Sou um patriota, no dia 7 de setembro de 1822 eu estava na guarda de D. Pedro 1º na cena do Grito do Ipiranga. Comprei toda a restinga da Marambaia em 1847. Eu e meu irmão tínhamos fazendas de café e milhares de escravos. Usávamos o trapiche da Marambaia para receber os africanos novos.

De 1837 a 1852, desembarquei mais de 4.000 negros na Marambaia, e continuamos a fazê-lo depois de 1850, quando um governo poltrão cedeu aos ingleses e proibiu a importação de africanos. Como a fiscalização atrapalhava meu negócio, em fevereiro de 52, adverti: "Se isto continua, a vida e fortuna de numerosos cidadãos, assim como a paz e a tranquilidade do Império, correm iminente perigo".

Anos depois, meu irmão José também avisou:

"A continuar a pôr em muito risco nossa segurança, abalará nossas fortunas, e pode acarretar para o país funestas consequências."

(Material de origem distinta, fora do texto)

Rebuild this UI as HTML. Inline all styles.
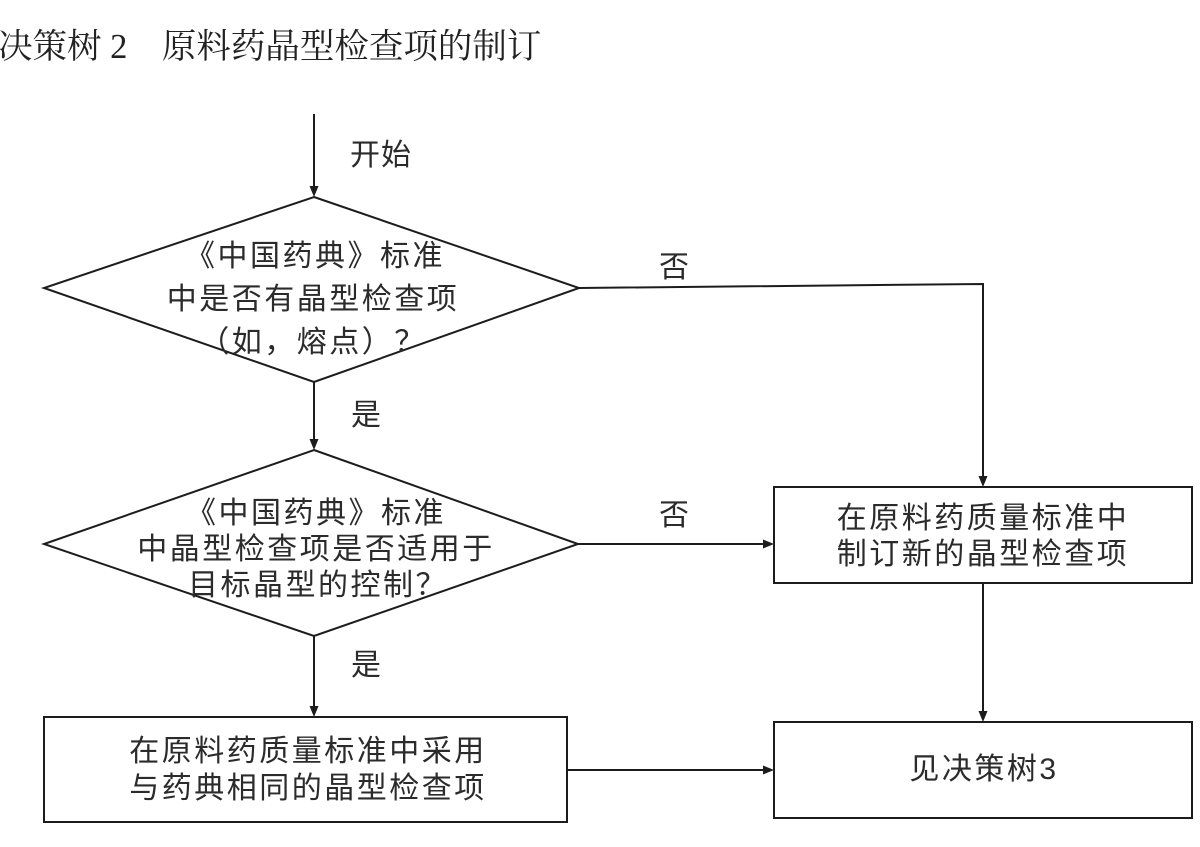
<!DOCTYPE html>
<html>
<head>
<meta charset="utf-8">
<style>
  html, body { margin: 0; padding: 0; background: #ffffff; }
  body { width: 1200px; height: 847px; overflow: hidden; }
  svg { display: block; }
  .t { font-family: "Liberation Sans", "Noto Sans CJK SC", sans-serif; font-size: 30px; fill: #2b2b2b; letter-spacing: 2.5px; }
  .lbl { font-family: "Liberation Sans", "Noto Sans CJK SC", sans-serif; font-size: 30px; fill: #2b2b2b; letter-spacing: 1px; }
  .title { font-family: "Liberation Serif", "Noto Serif CJK SC", serif; font-size: 34.5px; fill: #222; }
  .ln { stroke: #1c1c1c; stroke-width: 2; fill: none; }
  .ah { fill: #1c1c1c; stroke: none; }
</style>
</head>
<body>
<svg width="1200" height="847" viewBox="0 0 1200 847" xmlns="http://www.w3.org/2000/svg">
  <!-- Title -->
  <text class="title" x="-2" y="58">决策树 2　原料药晶型检查项的制订</text>

  <!-- Start arrow -->
  <line class="ln" x1="314" y1="114" x2="314" y2="187"/>
  <polygon class="ah" points="309.5,186 318.5,186 314,197"/>
  <text class="lbl" x="350" y="165">开始</text>

  <!-- Diamond 1 -->
  <polygon class="ln" points="314,197 579,288 314,382 44,288"/>
  <text class="t" text-anchor="middle" x="315" y="266">《中国药典》标准</text>
  <text class="t" text-anchor="middle" x="313" y="309">中是否有晶型检查项</text>
  <text class="t" text-anchor="middle" x="313" y="352">（如，熔点）？</text>

  <!-- No branch 1 -->
  <polyline class="ln" points="579,288 983,284 983,477"/>
  <polygon class="ah" points="978.5,476 987.5,476 983,487"/>
  <text class="lbl" x="659" y="277">否</text>

  <!-- Yes 1 -->
  <line class="ln" x1="314" y1="382" x2="314" y2="440"/>
  <polygon class="ah" points="309.5,439 318.5,439 314,450"/>
  <text class="lbl" x="351" y="425">是</text>

  <!-- Diamond 2 -->
  <polygon class="ln" points="314,450 578,544 314,636 44,544"/>
  <text class="t" text-anchor="middle" x="316" y="523">《中国药典》标准</text>
  <text class="t" text-anchor="middle" x="316" y="559">中晶型检查项是否适用于</text>
  <text class="t" text-anchor="middle" x="318" y="595">目标晶型的控制？</text>

  <!-- No branch 2 -->
  <line class="ln" x1="578" y1="544" x2="764" y2="544"/>
  <polygon class="ah" points="763,539.5 763,548.5 774,544"/>
  <text class="lbl" x="659" y="525">否</text>

  <!-- Box right: new test -->
  <rect class="ln" x="774" y="487" width="418" height="96"/>
  <text class="t" text-anchor="middle" x="983" y="528">在原料药质量标准中</text>
  <text class="t" text-anchor="middle" x="983" y="564">制订新的晶型检查项</text>

  <!-- Arrow to decision tree 3 -->
  <line class="ln" x1="983" y1="583" x2="983" y2="712"/>
  <polygon class="ah" points="978.5,711 987.5,711 983,722"/>

  <!-- Yes 2 -->
  <line class="ln" x1="314" y1="636" x2="314" y2="707"/>
  <polygon class="ah" points="309.5,706 318.5,706 314,717"/>
  <text class="lbl" x="351" y="675">是</text>

  <!-- Box bottom-left -->
  <rect class="ln" x="44" y="717" width="523" height="105"/>
  <text class="t" text-anchor="middle" x="308" y="761">在原料药质量标准中采用</text>
  <text class="t" text-anchor="middle" x="308" y="798">与药典相同的晶型检查项</text>

  <!-- Arrow bottom-left to bottom-right -->
  <line class="ln" x1="567" y1="770" x2="764" y2="770"/>
  <polygon class="ah" points="763,765.5 763,774.5 774,770"/>

  <!-- Box bottom-right -->
  <rect class="ln" x="774" y="722" width="418" height="96"/>
  <text class="t" text-anchor="middle" x="984" y="779">见决策树3</text>
</svg>
</body>
</html>
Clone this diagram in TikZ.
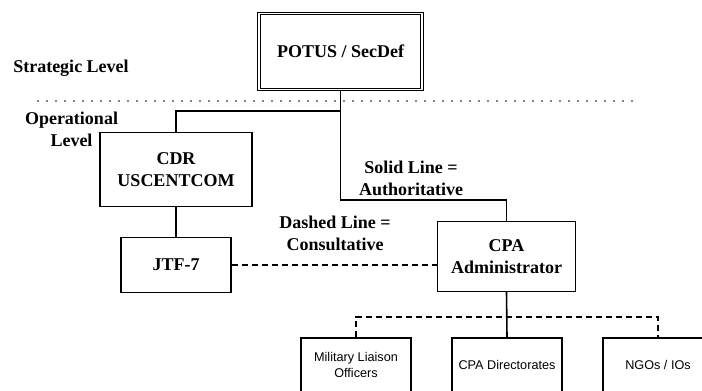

Éramos parte de uma elite próspera e nobre. Das minhas terras saíam 1,5% das nossas exportações de café. O sábio suíço Louis Agassiz maravilhou-se numa de nossas fazendas. Minha neta casou-se com o filho do Montholon, o general que acompanhou o Imperador Napoleão para o inferno da ilha de Santa Helena. Quando não nos casávamos na nobreza, casávamos com parentes. Eu era tio da minha mulher, irmão da minha sogra e cunhado do meu sogro.

Nossas profecias realizaram-se. Os filantropos do abolicionismo prevaleceram, a família imperial foi desterrada e a fortuna dos Breves sangrou. No século 20, o Vitor, um de nossos descendentes, era chefe político em Mangaratiba, mas vivia de um bananal e uma usina térmica. Produzia uma ótima bananada, a Tita. Tivemos parentes ilustres, mas viramos pó.

Usufrua a beleza da Marambaia e esqueça os Breves, mas se lembre que não passa pela cabeça de um presidente norte-americano hospedar-se numa propriedade que foi viveiro de africanos escravizados. Assim somos nós. Como lembrou o doutor Pedro Malan (um remoto Breves), "no Brasil até o passado é incerto".

Peço-lhe a graça de lembrar-se desse tempo, conversando com alguns quilombolas que vivem na região. Peço-lhe isto porque daqui de onde estou incomoda-me que se faça de conta que a Marambaia é um paraíso, fingindo-se que meu viveiro de negros escravizados é parte da história de um outro mundo. Perto do viveiro, em Angra dos Reis, está o quilombo do Bracuí, que leva o nome de uma fazenda para onde meu irmão levava negros desembarcados. Ouça sua gente.